● **What to work on**
Give the listing again exactly, omitting its images.

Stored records
##############################

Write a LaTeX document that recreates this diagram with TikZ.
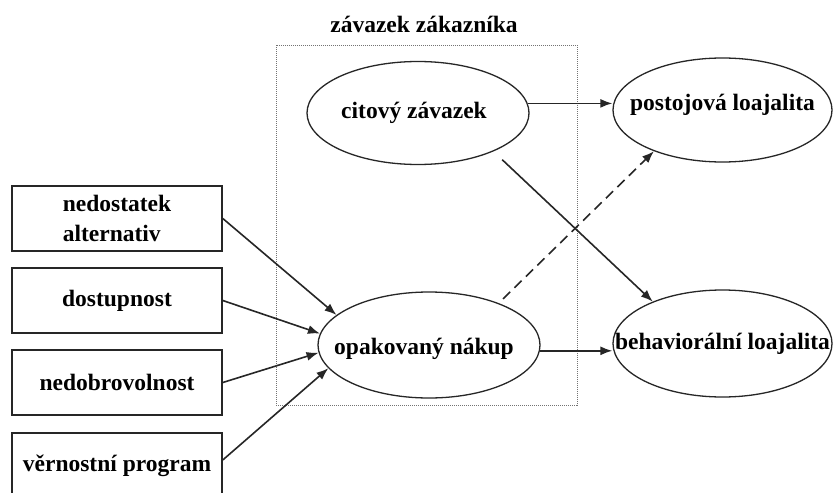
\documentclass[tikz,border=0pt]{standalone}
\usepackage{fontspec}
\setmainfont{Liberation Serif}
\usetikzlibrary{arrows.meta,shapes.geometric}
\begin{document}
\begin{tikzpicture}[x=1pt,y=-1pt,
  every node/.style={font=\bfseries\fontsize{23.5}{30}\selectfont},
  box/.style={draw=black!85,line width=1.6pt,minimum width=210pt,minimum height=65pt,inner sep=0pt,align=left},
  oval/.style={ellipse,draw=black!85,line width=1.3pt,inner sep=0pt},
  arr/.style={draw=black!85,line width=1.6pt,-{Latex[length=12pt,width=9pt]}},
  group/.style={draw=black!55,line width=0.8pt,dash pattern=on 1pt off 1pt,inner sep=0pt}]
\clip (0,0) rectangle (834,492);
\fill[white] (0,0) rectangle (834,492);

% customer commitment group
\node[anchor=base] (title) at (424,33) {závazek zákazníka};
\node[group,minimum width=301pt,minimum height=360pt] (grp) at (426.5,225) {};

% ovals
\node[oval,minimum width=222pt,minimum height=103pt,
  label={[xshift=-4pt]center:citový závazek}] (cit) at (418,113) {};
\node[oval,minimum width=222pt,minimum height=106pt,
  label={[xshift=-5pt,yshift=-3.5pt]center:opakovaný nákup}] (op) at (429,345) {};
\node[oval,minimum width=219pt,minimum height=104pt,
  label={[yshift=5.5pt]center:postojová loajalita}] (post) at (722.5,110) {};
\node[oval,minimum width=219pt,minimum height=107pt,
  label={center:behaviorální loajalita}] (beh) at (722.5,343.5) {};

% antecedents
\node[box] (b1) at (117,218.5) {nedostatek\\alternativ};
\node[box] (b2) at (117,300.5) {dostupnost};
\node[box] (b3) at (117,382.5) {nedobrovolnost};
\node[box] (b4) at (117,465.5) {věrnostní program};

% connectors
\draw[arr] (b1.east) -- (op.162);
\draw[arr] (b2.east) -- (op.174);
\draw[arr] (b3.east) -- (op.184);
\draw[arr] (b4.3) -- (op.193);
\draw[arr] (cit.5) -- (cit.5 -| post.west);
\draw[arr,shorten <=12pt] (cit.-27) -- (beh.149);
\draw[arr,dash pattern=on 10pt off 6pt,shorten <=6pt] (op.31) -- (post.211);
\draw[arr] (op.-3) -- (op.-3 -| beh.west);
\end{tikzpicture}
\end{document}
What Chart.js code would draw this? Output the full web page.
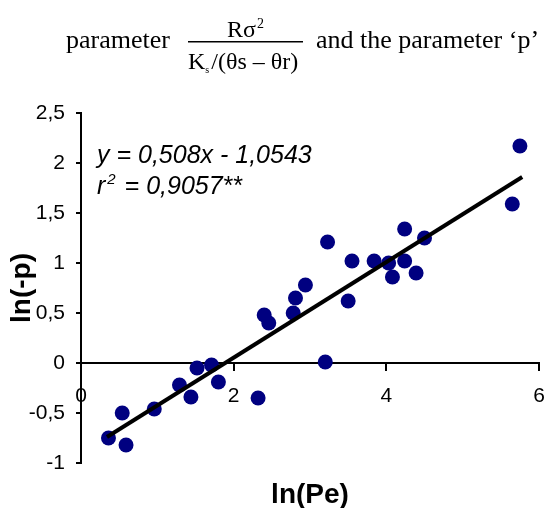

##############################

● **Solution to this task**
Write a LaTeX document that recreates this diagram with TikZ.
\documentclass[tikz,border=0pt]{standalone}
\usepackage{fontspec}
\setmainfont{Liberation Serif}
\usetikzlibrary{arrows.meta,shapes.geometric}
\begin{document}
\begin{tikzpicture}[x=1pt,y=-1pt,
  every node/.style={font=\bfseries\fontsize{23.5}{30}\selectfont},
  box/.style={draw=black!85,line width=1.6pt,minimum width=210pt,minimum height=65pt,inner sep=0pt,align=left},
  oval/.style={ellipse,draw=black!85,line width=1.3pt,inner sep=0pt},
  arr/.style={draw=black!85,line width=1.6pt,-{Latex[length=12pt,width=9pt]}},
  group/.style={draw=black!55,line width=0.8pt,dash pattern=on 1pt off 1pt,inner sep=0pt}]
\clip (0,0) rectangle (834,492);
\fill[white] (0,0) rectangle (834,492);

% customer commitment group
\node[anchor=base] (title) at (424,33) {závazek zákazníka};
\node[group,minimum width=301pt,minimum height=360pt] (grp) at (426.5,225) {};

% ovals
\node[oval,minimum width=222pt,minimum height=103pt,
  label={[xshift=-4pt]center:citový závazek}] (cit) at (418,113) {};
\node[oval,minimum width=222pt,minimum height=106pt,
  label={[xshift=-5pt,yshift=-3.5pt]center:opakovaný nákup}] (op) at (429,345) {};
\node[oval,minimum width=219pt,minimum height=104pt,
  label={[yshift=5.5pt]center:postojová loajalita}] (post) at (722.5,110) {};
\node[oval,minimum width=219pt,minimum height=107pt,
  label={center:behaviorální loajalita}] (beh) at (722.5,343.5) {};

% antecedents
\node[box] (b1) at (117,218.5) {nedostatek\\alternativ};
\node[box] (b2) at (117,300.5) {dostupnost};
\node[box] (b3) at (117,382.5) {nedobrovolnost};
\node[box] (b4) at (117,465.5) {věrnostní program};

% connectors
\draw[arr] (b1.east) -- (op.162);
\draw[arr] (b2.east) -- (op.174);
\draw[arr] (b3.east) -- (op.184);
\draw[arr] (b4.3) -- (op.193);
\draw[arr] (cit.5) -- (cit.5 -| post.west);
\draw[arr,shorten <=12pt] (cit.-27) -- (beh.149);
\draw[arr,dash pattern=on 10pt off 6pt,shorten <=6pt] (op.31) -- (post.211);
\draw[arr] (op.-3) -- (op.-3 -| beh.west);
\end{tikzpicture}
\end{document}
What Chart.js code would draw this? Output the full web page.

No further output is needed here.